Instruction:
Extract exactly those lines that lie between the start of the material and the line with "0.0186, 0.0117, 0.0058]", including both boundary lines and no others.

Collected data:
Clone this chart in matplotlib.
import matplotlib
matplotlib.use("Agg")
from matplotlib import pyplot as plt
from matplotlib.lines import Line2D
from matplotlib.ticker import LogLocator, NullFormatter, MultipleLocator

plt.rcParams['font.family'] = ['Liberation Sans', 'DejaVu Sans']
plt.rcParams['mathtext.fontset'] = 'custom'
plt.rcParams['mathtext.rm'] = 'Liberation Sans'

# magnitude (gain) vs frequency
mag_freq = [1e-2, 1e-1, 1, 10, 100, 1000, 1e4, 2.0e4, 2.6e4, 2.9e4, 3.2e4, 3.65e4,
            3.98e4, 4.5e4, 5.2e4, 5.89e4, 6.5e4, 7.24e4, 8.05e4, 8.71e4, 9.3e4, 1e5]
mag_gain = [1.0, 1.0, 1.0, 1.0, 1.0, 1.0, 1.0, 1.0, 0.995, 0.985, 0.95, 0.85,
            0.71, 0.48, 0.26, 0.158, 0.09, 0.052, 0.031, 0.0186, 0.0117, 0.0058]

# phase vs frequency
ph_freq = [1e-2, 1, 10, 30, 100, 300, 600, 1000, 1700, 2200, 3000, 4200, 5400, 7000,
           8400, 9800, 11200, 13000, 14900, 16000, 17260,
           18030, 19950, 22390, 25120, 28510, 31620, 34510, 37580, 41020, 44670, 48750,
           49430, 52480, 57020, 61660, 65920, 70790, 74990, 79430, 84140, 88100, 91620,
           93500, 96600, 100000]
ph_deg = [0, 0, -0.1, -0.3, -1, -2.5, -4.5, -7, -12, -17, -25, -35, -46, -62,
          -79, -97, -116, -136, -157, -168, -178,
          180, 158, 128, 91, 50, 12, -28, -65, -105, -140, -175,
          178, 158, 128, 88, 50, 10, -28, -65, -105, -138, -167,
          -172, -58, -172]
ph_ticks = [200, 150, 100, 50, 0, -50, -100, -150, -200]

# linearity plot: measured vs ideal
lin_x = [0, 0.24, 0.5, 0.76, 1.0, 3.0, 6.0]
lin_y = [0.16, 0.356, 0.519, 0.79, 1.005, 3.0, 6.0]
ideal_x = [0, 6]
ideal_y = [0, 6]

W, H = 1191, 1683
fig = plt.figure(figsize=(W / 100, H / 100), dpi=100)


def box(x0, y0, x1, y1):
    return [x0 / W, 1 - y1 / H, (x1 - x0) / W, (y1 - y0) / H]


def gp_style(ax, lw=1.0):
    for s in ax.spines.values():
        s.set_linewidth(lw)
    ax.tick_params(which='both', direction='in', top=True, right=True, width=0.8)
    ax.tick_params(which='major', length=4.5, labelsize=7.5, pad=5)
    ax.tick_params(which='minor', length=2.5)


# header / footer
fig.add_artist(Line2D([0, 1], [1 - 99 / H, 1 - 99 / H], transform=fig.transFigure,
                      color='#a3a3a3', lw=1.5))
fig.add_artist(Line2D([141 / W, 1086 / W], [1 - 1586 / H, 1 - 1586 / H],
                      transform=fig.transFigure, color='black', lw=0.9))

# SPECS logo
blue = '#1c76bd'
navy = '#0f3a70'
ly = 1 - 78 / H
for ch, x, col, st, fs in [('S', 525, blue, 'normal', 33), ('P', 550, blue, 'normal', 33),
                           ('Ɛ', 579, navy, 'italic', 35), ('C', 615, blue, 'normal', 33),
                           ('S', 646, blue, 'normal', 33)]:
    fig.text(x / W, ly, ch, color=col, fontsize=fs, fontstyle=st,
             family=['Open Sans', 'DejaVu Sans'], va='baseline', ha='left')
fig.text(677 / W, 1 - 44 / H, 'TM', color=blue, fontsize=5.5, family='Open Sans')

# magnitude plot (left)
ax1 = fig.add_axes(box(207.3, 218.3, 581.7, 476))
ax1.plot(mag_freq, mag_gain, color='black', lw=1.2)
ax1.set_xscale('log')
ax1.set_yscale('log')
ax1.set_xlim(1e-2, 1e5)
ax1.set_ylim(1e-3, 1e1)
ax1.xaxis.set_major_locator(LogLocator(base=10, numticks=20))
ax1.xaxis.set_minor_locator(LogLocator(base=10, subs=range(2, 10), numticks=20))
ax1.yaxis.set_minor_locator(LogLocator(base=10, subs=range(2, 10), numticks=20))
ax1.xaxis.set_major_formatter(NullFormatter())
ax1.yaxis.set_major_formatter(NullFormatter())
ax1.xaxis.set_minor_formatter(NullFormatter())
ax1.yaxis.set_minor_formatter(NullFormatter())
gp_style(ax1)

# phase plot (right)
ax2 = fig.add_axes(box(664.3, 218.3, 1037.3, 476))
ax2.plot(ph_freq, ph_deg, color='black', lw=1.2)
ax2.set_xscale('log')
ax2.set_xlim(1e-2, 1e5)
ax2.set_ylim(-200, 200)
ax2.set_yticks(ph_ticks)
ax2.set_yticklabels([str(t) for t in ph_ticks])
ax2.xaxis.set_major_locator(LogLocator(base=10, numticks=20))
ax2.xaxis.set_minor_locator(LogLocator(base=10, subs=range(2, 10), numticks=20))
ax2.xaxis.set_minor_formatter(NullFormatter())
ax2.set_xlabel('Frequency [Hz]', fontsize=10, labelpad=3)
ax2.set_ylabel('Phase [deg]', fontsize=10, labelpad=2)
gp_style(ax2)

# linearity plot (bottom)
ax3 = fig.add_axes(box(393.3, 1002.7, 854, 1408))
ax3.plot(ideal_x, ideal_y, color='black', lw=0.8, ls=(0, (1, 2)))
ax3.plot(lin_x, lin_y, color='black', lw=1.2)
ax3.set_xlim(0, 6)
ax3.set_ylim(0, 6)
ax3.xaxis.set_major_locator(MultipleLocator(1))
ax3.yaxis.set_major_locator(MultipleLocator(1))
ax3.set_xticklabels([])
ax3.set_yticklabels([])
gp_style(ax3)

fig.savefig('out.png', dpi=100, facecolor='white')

Solution for this problem:
Clone this chart in matplotlib.
import matplotlib
matplotlib.use("Agg")
from matplotlib import pyplot as plt
from matplotlib.lines import Line2D
from matplotlib.ticker import LogLocator, NullFormatter, MultipleLocator

plt.rcParams['font.family'] = ['Liberation Sans', 'DejaVu Sans']
plt.rcParams['mathtext.fontset'] = 'custom'
plt.rcParams['mathtext.rm'] = 'Liberation Sans'

# magnitude (gain) vs frequency
mag_freq = [1e-2, 1e-1, 1, 10, 100, 1000, 1e4, 2.0e4, 2.6e4, 2.9e4, 3.2e4, 3.65e4,
            3.98e4, 4.5e4, 5.2e4, 5.89e4, 6.5e4, 7.24e4, 8.05e4, 8.71e4, 9.3e4, 1e5]
mag_gain = [1.0, 1.0, 1.0, 1.0, 1.0, 1.0, 1.0, 1.0, 0.995, 0.985, 0.95, 0.85,
            0.71, 0.48, 0.26, 0.158, 0.09, 0.052, 0.031, 0.0186, 0.0117, 0.0058]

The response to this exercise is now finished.